Sunday 16th August 2015, 2:30am
Getaway #5: Res Thierstein
Res Thierstein chose this Sunday’s getaway destination. *)
– This is a special case: Outside Sundays itself is invited. To Ausstellungsraum KLingental in Basel. Res is from Basel. This is where he got off the train when we met. We met only once, on a late night journey home. Starting in a small Bernese village where we were given a curly branch to take along. The branch joined us on the bus and later on the train ride. It looked very handsome and decorative. We talked about clay. About work. About working with clay. Then at some point we had to split. I don’t remember if we also split the branch when saying goodbye. –
Taking an eggplant for a walk
The exhibition this Outside Sunday was part of concerned art and physical activity. (I am still not sure if this invitation was part of a major misunderstanding). When we met for the getaway, I learned that at the opening you could get your beer in exchange for the number of pushups that equals the number of calories contained in one.
There was one video piece in the exhibition I liked a lot. A professional breakdancer learns from a physically disabled amateur breakdancer in a do-as-I-do mirroring way very tricky breakdance moves. In the end they both laugh. Somehow they seem to be making at the same time fun of each other and of themselves through moving. I would love to have Outside Sundays working in a similar way as the dancing, (not the calory-beer-calculation) but I guess it’s a bit far fetched.
We ended up taking three eggplants for a walk. Which was a bit funny. And really nice because Res wanted to find a Lustgarten, one type of the 18th century idea of a perfect garden.

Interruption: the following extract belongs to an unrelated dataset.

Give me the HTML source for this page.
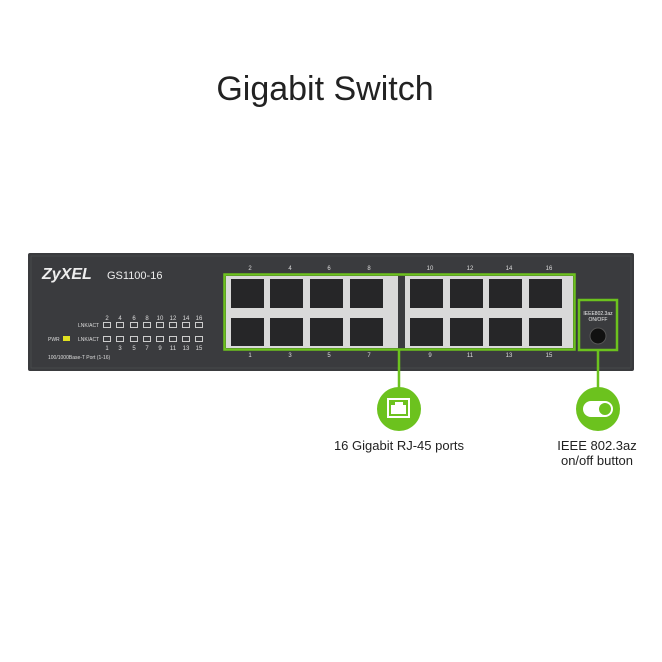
<!DOCTYPE html>
<html><head><meta charset="utf-8"><style>
html,body{margin:0;padding:0;background:#fff}
svg{display:block}
</style></head><body>
<svg width="662" height="662" viewBox="0 0 662 662" xmlns="http://www.w3.org/2000/svg" font-family="Liberation Sans, sans-serif">
<rect width="662" height="662" fill="#fff"/>
<text x="325" y="100" font-size="34" text-anchor="middle" fill="#222">Gigabit Switch</text>
<!-- body -->
<rect x="28" y="253" width="606" height="118" rx="2" fill="#3a3b3e"/>
<rect x="31" y="256" width="600" height="112" fill="none" stroke="#47484b" stroke-width="1"/>
<text x="42" y="279" font-size="16" font-weight="bold" font-style="italic" fill="#eee">ZyXEL</text>
<text x="107" y="279" font-size="11" fill="#eee">GS1100-16</text>
<g font-size="6" fill="#ddd" text-anchor="middle">
<text x="107" y="320">2</text><text x="120" y="320">4</text><text x="134" y="320">6</text><text x="147" y="320">8</text><text x="160" y="320">10</text><text x="173" y="320">12</text><text x="186" y="320">14</text><text x="199" y="320">16</text>
<text x="107" y="350">1</text><text x="120" y="350">3</text><text x="134" y="350">5</text><text x="147" y="350">7</text><text x="160" y="350">9</text><text x="173" y="350">11</text><text x="186" y="350">13</text><text x="199" y="350">15</text>
</g>
<g font-size="5" fill="#ddd">
<text x="78" y="327">LNK/ACT</text><text x="78" y="341">LNK/ACT</text><text x="48" y="341">PWR</text>
<text x="48" y="359">100/1000Base-T Port (1-16)</text>
</g>
<rect x="63" y="336" width="7" height="5" fill="#e0e020"/>
<g fill="none" stroke="#ccc" stroke-width="1">
<rect x="103.5" y="322.5" width="7" height="5"/><rect x="116.5" y="322.5" width="7" height="5"/><rect x="130.5" y="322.5" width="7" height="5"/><rect x="143.5" y="322.5" width="7" height="5"/><rect x="156.5" y="322.5" width="7" height="5"/><rect x="169.5" y="322.5" width="7" height="5"/><rect x="182.5" y="322.5" width="7" height="5"/><rect x="195.5" y="322.5" width="7" height="5"/>
<rect x="103.5" y="336.5" width="7" height="5"/><rect x="116.5" y="336.5" width="7" height="5"/><rect x="130.5" y="336.5" width="7" height="5"/><rect x="143.5" y="336.5" width="7" height="5"/><rect x="156.5" y="336.5" width="7" height="5"/><rect x="169.5" y="336.5" width="7" height="5"/><rect x="182.5" y="336.5" width="7" height="5"/><rect x="195.5" y="336.5" width="7" height="5"/>
</g>
<!-- port numbers -->
<g font-size="6" fill="#ddd" text-anchor="middle">
<text x="250" y="270">2</text><text x="290" y="270">4</text><text x="329" y="270">6</text><text x="369" y="270">8</text>
<text x="430" y="270">10</text><text x="470" y="270">12</text><text x="509" y="270">14</text><text x="549" y="270">16</text>
<text x="250" y="357">1</text><text x="290" y="357">3</text><text x="329" y="357">5</text><text x="369" y="357">7</text>
<text x="430" y="357">9</text><text x="470" y="357">11</text><text x="509" y="357">13</text><text x="549" y="357">15</text>
</g>
<!-- port blocks -->
<rect x="226" y="276" width="172" height="72" fill="#d9d9d9"/>
<rect x="405" y="276" width="168" height="72" fill="#d9d9d9"/>
<g fill="#262628">
<rect x="231" y="279" width="33" height="29"/><rect x="270" y="279" width="33" height="29"/><rect x="310" y="279" width="33" height="29"/><rect x="350" y="279" width="33" height="29"/>
<rect x="410" y="279" width="33" height="29"/><rect x="450" y="279" width="33" height="29"/><rect x="489" y="279" width="33" height="29"/><rect x="529" y="279" width="33" height="29"/>
<rect x="231" y="318" width="33" height="28"/><rect x="270" y="318" width="33" height="28"/><rect x="310" y="318" width="33" height="28"/><rect x="350" y="318" width="33" height="28"/>
<rect x="410" y="318" width="33" height="28"/><rect x="450" y="318" width="33" height="28"/><rect x="489" y="318" width="33" height="28"/><rect x="529" y="318" width="33" height="28"/>
</g>
<rect x="224.5" y="274.5" width="350" height="75" fill="none" stroke="#6cc21e" stroke-width="2.5"/>
<!-- button -->
<rect x="579" y="300" width="38" height="50" fill="none" stroke="#6cc21e" stroke-width="2.5"/>
<text x="598" y="315" font-size="5" fill="#eee" text-anchor="middle">IEEE802.3az</text>
<text x="598" y="321" font-size="5" fill="#eee" text-anchor="middle">ON/OFF</text>
<circle cx="598" cy="336" r="8" fill="#111" stroke="#555"/>
<!-- connectors -->
<line x1="399" y1="350" x2="399" y2="390" stroke="#6cc21e" stroke-width="2.5"/>
<line x1="598" y1="351" x2="598" y2="390" stroke="#6cc21e" stroke-width="2.5"/>
<circle cx="399" cy="409" r="22" fill="#6cc21e"/>
<rect x="388" y="399" width="21" height="18" fill="none" stroke="#fff" stroke-width="2"/>
<path d="M391 414 V405 H395 V402 H403 V405 H406 V414 Z" fill="#fff"/>
<circle cx="598" cy="409" r="22" fill="#6cc21e"/>
<rect x="583" y="401" width="30" height="16" rx="8" fill="#fff"/>
<circle cx="605" cy="409" r="6" fill="#6cc21e"/>
<text x="399" y="450" font-size="13" text-anchor="middle" fill="#222">16 Gigabit RJ-45 ports</text>
<text x="597" y="450" font-size="13" text-anchor="middle" fill="#222">IEEE 802.3az</text>
<text x="597" y="465" font-size="13" text-anchor="middle" fill="#222">on/off button</text>
</svg>
</body></html>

Lust is an old-fashioned german term for passing time in a pleasurable manner. Or just for pleasure. Today it has a strong sexual connotation.
Since there is a street in Basel of the name Lustgartenstrasse we went there. A short ride with the Strassenbahn brought us across the German border. The plan was: Walking down the Lustgartenstrasse from one to end to the other and back, taking eight polaroids along the way.
We passed well fenced customs, a colony of Schrebergärten, one of them quite packed with banana trees, a breeding club for German shepherd dogs, unprotected neat flourishing flower beds, a vegetable farm in glass-houses and a bunch of industrial buildings. The buildings looked rather deserted. The one at the end of the road once was used to sell curtains and jalousies and shades. Each window revealed a different type.
Making our way back we took the three eggplants with us. I had never seen anyone walking with an eggplant in his or her hand, swaying back and forth with each step. Beautiful.
We also discovered a hide-out in the woods, constructed with blue plastic. It looked rather elaborated.
The six classical 18th century categories of the ideal garden as described on Wikipedia are roughly: Orangerie (glass construction, with citrus plants), Menagerie (with animals), Lustgarten (with fountains), vegetable garden, fruit orchard, park.
*) Mirjam Bayerdörfer invited Res Thierstein for the fifth Outside Sunday.